As has been learned in the environmental wars in the US, Europe and Japan, laws that require economic sacrifice now in order to achieve an energy reduction or related environmental goal in the the future only work when backed with clear standards and significant penalties. Both of these are missing from the CEPL.

What the new law does call for is for the State Environmental Protection Administration (SEPA) or some other agency to develop a national circular economy plan. The agency in question should draft formal rules and regulations for implementation of such plans, the law goes on to say.

This approach has been common in legislative drafting in China over the past several years. Controversial laws are adopted by the National People’s Congress, but rules and enforcement mechanisms are absent from the law – responsibility for them is merely passed on to the relevant government agencies.

Further delays

Where the issues are controversial, as in the case of the CEPL, there is usually a long wait before the designated agency issues any rules. And once they do this, the final rules are often no more concrete than the governing law.

The normal reason is that there is no genuine consensus within the government, and between the center and the regions on how to proceed. This is clearly the case with the CEPL. The circular economy program is not well-understood and the present economic sacrifices it would require are strongly resisted by local governments, businesses and consumers.

As a result, even though the law addresses an issue that is critical to the growth of the Chinese economy over the next 20 years, it is unlikely the CEPL will have a genuine impact.

The sadly predictable result is that China will continue to overindulge in the consumption of energy and other natural resources. Beijing faces a struggle to meet its current economic development targets — and it appears likely to be in vain.

One response to “China’s Upcoming Circular Economy Law: What Goes Around….. Well, Not Exactly”

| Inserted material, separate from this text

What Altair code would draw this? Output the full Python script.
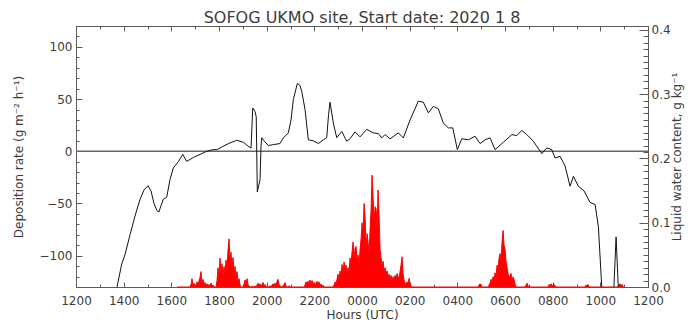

  1. “Circular economy laws in developed countries tend to be concerned with recycling as a form of pollution control and waste management. But China is different. Energy conservation and recycling are viewed from the standpoint of contribution to efficiency, reduction in cost and reduced reliance on imported raw materials.”
    The laws yes, but corporate practice in the US as well as laws at the local level and practices by local governments all tilt in the direction of reduced consumption, efficiency, lessening “Scope 3” GHG emissions and that all means lower costs. Take Denver’s light rail system for example, the general contractor for the project decided to use scrap concrete and rubber for the bedding and rails made from recycled steel. It wasn’t just a “green” move, they got the materials for almost free because other construction projects no longer had to pay landfill fees and actually delivered the material at no cost.
    “As has been learned in the environmental wars in the US, Europe and Japan, laws that require economic sacrifice now in order to achieve an energy reduction or related environmental goal in the the future only work when backed with clear standards and significant penalties. Both of these are missing from the CEPL.”
    The China Environmental Law blog has two good articles on this new law as well as China’s push to diplomatically force developed countries to hand over top shelf pollution reduction/remediation technology as well as no strings attached cash.